3/31/2021

A Little Easter Week Random

  • Two weeks ago at Awana, one of the workers was talking up registering for the vaccine and how it meant you might get one sooner and so forth. My general consensus on same was that I was going to wait until it was something I could roll into the CVS and get like a flu shot. But then I figured, meh, why not. 
  • Sunday I got an invitation to make an appointment and got my shot today. So I'm now half cyborg. Or full of nanites. Or 5G. Or whatever it is.
  • Really what I have is a sore arm. It's like I got a shot or something. 
  • Hubby, who I registered at the same time, has not yet been invited to make an appointment. This may well be the first time in my life being overweight has worked in my advantage.
  • It doesn't feel like Easter Week. I'm trying to gear myself up to go to the Maundy Thursday service tomorrow with the kids (and hubs if he can get home from work in time) to see if that would help. But I don't know. That Bilbo Baggins feeling of thinness persists, and I don't know how to fix it.
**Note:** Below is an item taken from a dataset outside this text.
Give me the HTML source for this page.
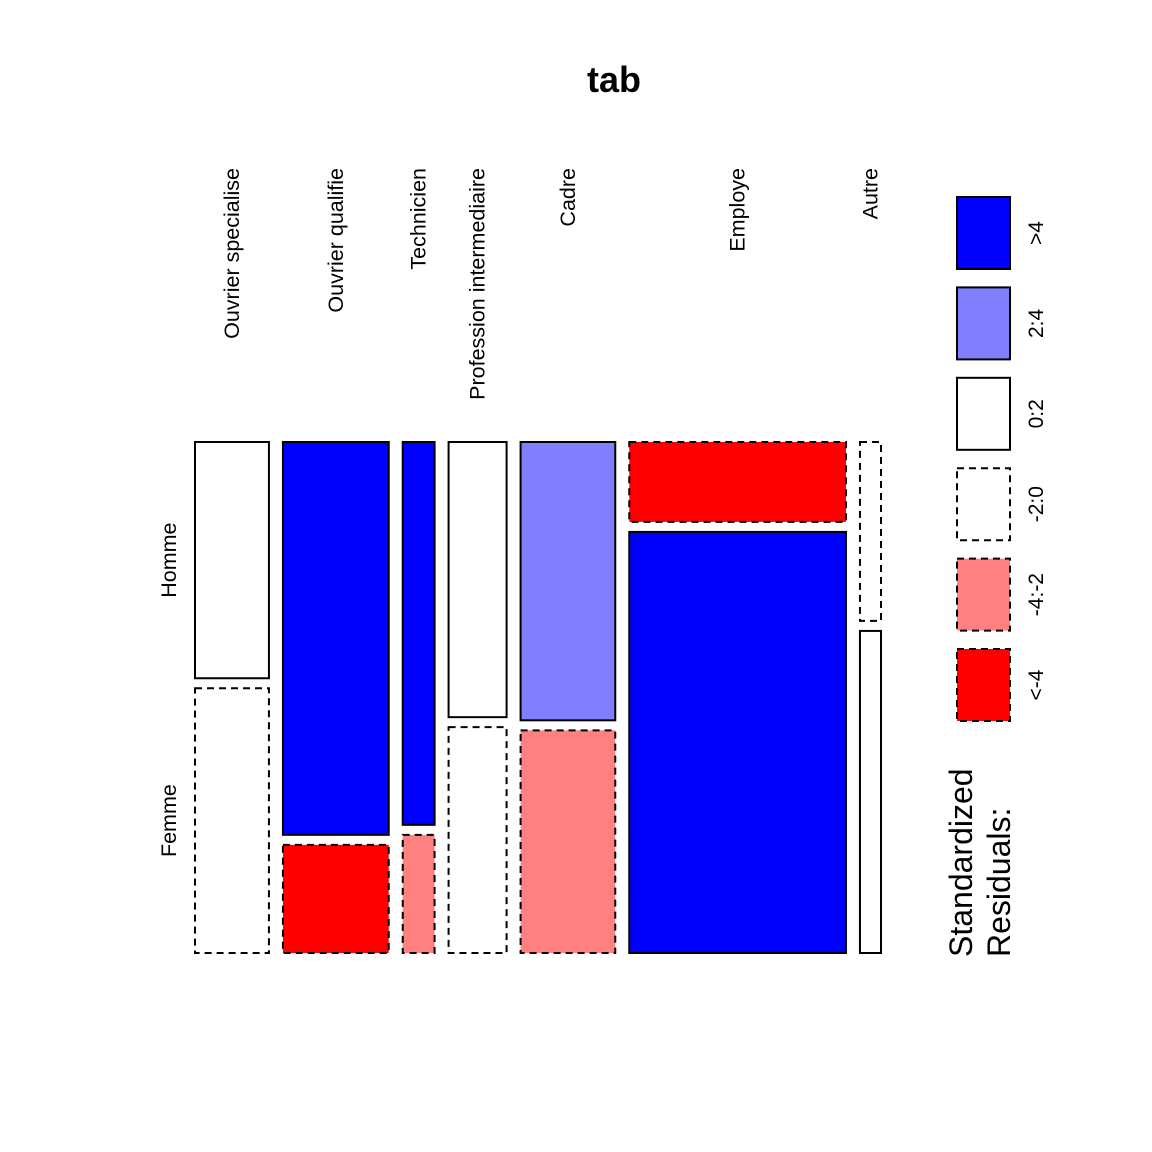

  • I can attribute much of the meh to my sister's situation. She's talking about stopping treatment and moving to California to die there and...I guess I don't know why you'd move away from the people who love you when you're about to die. But it's her choice, ultimately, not mine.
  • It also doesn't help that Dad is fading. Mom never really did this -- she was so obviously fighting to be present until the very end. But Dad is drifting. Listless. Like he's floating away on the tide and there's no way to reach him. I never really understood the word picture of losing the will to live, but it really seems as though it's all just too much bother.
  • So I find myself wondering which of the two I'll lose first and how quickly thereafter I'll lose the other. And it's odd to consider that I'll have none of my immediate biological family left.
  • On a somewhat happier note, hub's parents should be moved into their new home. At last. And so that saga has come to an end...it's just a matter of time to discover what will be their next drama.